A key part of a data team’s process should be ensuring that unused assets are regularly identified and removed.
Most work should be temporary
This closely aligns with the previous section, "Delete often."
One way to keep unused legacy out of your system is to designate most new features as temporary.
It also ensures that you don’t overengineer features—if you know they are temporary, you won’t be tempted to put unnecessary effort into them.
Another benefit is that you can get data into the hands of stakeholders faster.
For example, say your marketing team wants to start using Bing Ads.
You could either set it up "correctly" from the start—with automated ingestion, modeling, integration into existing reporting, adjusting conformed dimensions, and training stakeholders.
Or, you could simply do a quick ad hoc CSV import into an Excel workbook.

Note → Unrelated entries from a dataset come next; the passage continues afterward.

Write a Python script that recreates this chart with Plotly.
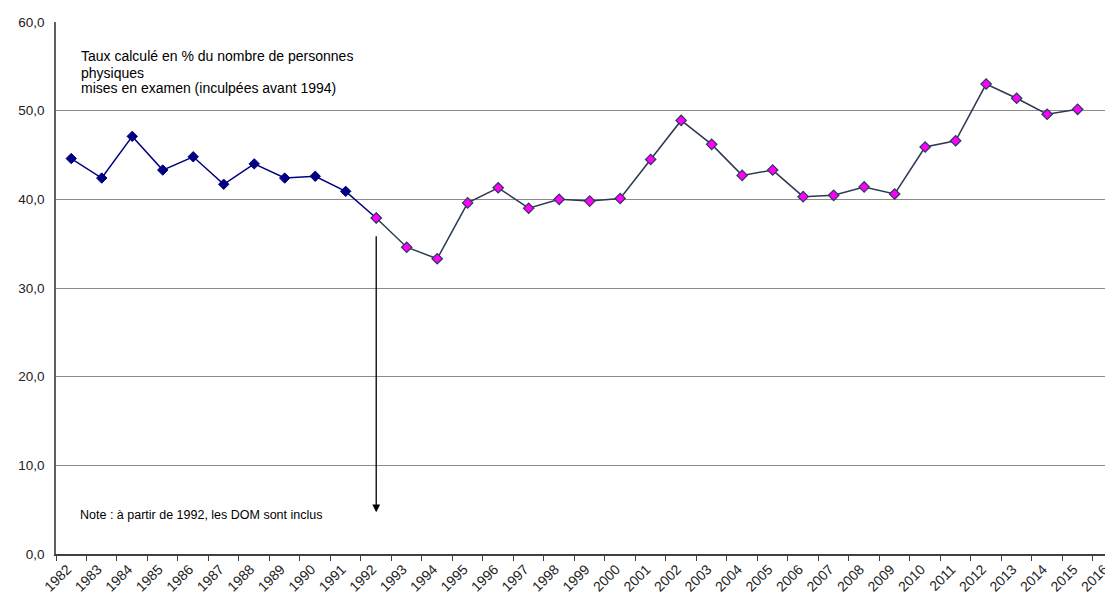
import plotly.graph_objects as go

# Data
years = [str(y) for y in range(1982, 2017)]
values = [44.6, 42.4, 47.1, 43.3, 44.8, 41.7, 44.0, 42.4, 42.6, 40.9,
          37.9, 34.6, 33.3, 39.6, 41.3, 39.0, 40.0, 39.8, 40.1, 44.5,
          48.9, 46.2, 42.7, 43.3, 40.3, 40.45, 41.4, 40.6, 45.9, 46.6,
          53.0, 51.4, 49.6, 50.15, None]
split_year = "1992"
y_ticks = [0, 10, 20, 30, 40, 50, 60]
arrow_from, arrow_to = 36.0, 4.7

title_lines = ["Taux calculé en % du nombre de personnes",
               "physiques",
               "mises en examen (inculpées avant 1994)"]
note_text = "Note : à partir de 1992, les DOM sont inclus"

i_split = years.index(split_year)
x1, y1 = years[:i_split + 1], values[:i_split + 1]
x2, y2 = years[i_split:], values[i_split:]

FONT = "Liberation Sans, Arial, sans-serif"

fig = go.Figure()
fig.add_trace(go.Scatter(
    x=x1, y=y1, mode="lines+markers",
    line=dict(color="#000080", width=1.5),
    marker=dict(symbol="diamond", size=8, color="#000080",
                line=dict(color="#000080", width=1)),
    showlegend=False, hoverinfo="x+y"))
fig.add_trace(go.Scatter(
    x=x2, y=y2, mode="lines+markers",
    line=dict(color="#2B3A52", width=1.5),
    marker=dict(symbol="diamond", size=8, color="#FF00FF",
                line=dict(color="#2B3A52", width=1.2)),
    showlegend=False, hoverinfo="x+y"))

fig.add_annotation(
    x=i_split, y=arrow_to, ax=i_split, ay=arrow_from,
    xref="x", yref="y", axref="x", ayref="y",
    text="", showarrow=True, arrowhead=2, arrowsize=1.2,
    arrowwidth=1.3, arrowcolor="#000000")

for line, ypos in zip(title_lines, [0.9355, 0.905, 0.8754]):
    fig.add_annotation(
        x=0.0218, y=ypos, xref="paper", yref="paper",
        xanchor="left", yanchor="middle", align="left",
        text=line, showarrow=False,
        font=dict(family=FONT, size=14, color="#000000"))

fig.add_annotation(
    x=0.0208, y=0.0727, xref="paper", yref="paper",
    xanchor="left", yanchor="middle", align="left",
    text=note_text, showarrow=False,
    font=dict(family=FONT, size=12.5, color="#000000"))

fig.update_layout(
    width=1105, height=588,
    margin=dict(l=48, r=0, t=14, b=42),
    paper_bgcolor="white", plot_bgcolor="white",
    separators=", ",
    font=dict(family=FONT, color="#222222"),
)
fig.update_xaxes(
    type="category", categoryorder="array", categoryarray=years,
    range=[-0.5, 34.16], tickangle=-45,
    ticks="outside", tickson="boundaries", ticklen=5, tickcolor="#404040",
    showline=True, linecolor="#404040", linewidth=1.5,
    showgrid=False, automargin=False, ticklabelshift=-4,
    tickfont=dict(family=FONT, size=14, color="#222222"),
)
fig.update_yaxes(
    range=[0, 60], tickvals=y_ticks, tickformat=".1f",
    showgrid=True, gridcolor="#8C8C8C", gridwidth=1.2,
    showline=True, linecolor="#606060", linewidth=1.5,
    zeroline=False, ticks="", ticklabelstandoff=7,
    automargin=False,
    tickfont=dict(family=FONT, size=13.5, color="#222222"),
)

fig.write_html("out.html")
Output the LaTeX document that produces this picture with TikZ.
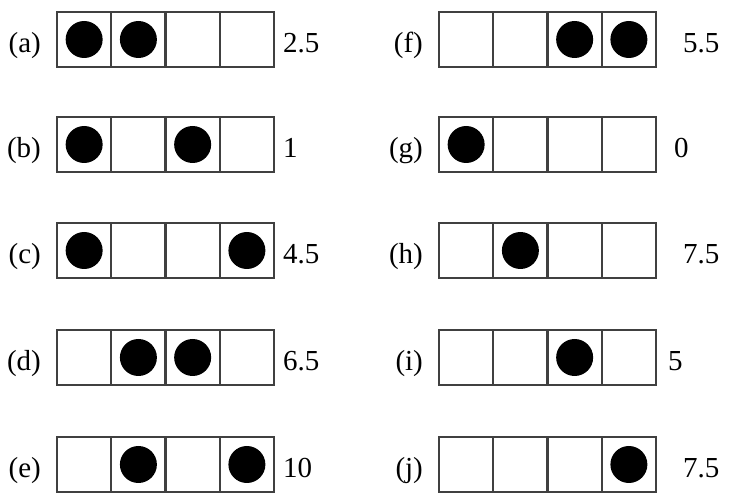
\documentclass[tikz,border=0pt]{standalone}
\usepackage{fontspec}
\setmainfont{Liberation Serif}
\begin{document}
\begin{tikzpicture}[x=.5pt,y=-.5pt,line width=1.1pt,font=\fontsize{14.5}{17}\selectfont]
\useasboundingbox (0,0) rectangle (736,502);
\foreach \c/\x/\y/\v/\vx/\on in {a/57/12/2.5/282/{1,2},b/57/117/1/282/{1,3},c/57/223/4.5/282/{1,4},d/57/330/6.5/282/{2,3},e/57/437/10/282/{2,4},
  f/439/12/5.5/682/{3,4},g/439/117/0/673/{1},h/439/223/7.5/682/{2},i/439/330/5/667/{3},j/439/437/7.5/682/{4}}{
  \draw[black!75] (\x,\y) rectangle ++(217,55);
  \foreach \k in {1,2,3}{\draw[black!75] (\x+54.25*\k,\y) -- ++(0,55);}
  \foreach \k in \on {\fill (\x+54.25*\k-27.1,\y+27.5) circle (9.25pt);}
  \node[anchor=base east,inner sep=0pt] (tag\c) at (\x-15,\y+41) {(\c)};
  \node[anchor=base west,inner sep=0pt] (val\c) at (\vx,\y+41) {\v};
}
\end{tikzpicture}
\end{document}
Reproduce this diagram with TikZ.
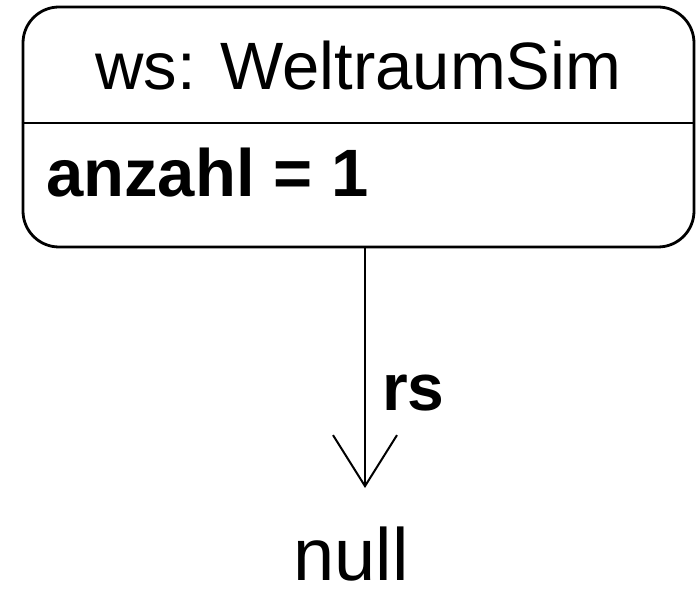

Maybe marketing decides against Bing Ads, and you’ve saved a lot of unnecessary work and added complexity. Or, if they move forward, both you and the marketing team will have a much clearer understanding of what’s needed—making the final implementation significantly easier and better.
To ensure that a temporary solution doesn’t become a permanent one, it is crucial that the data team has one leader who can make decisions on both architecture and task prioritization.
Only add what is needed
Q: When is it easiest to add a new dimension, an extra metric, or all source columns to a staging model?
A: When you’re already working on it.
But that’s a trap!
As discussed above, the more unnecessary elements you introduce, the slower your development becomes, the more time you spend on maintenance, and the more confusing your reporting becomes for stakeholders.
Only add what you know the business will need.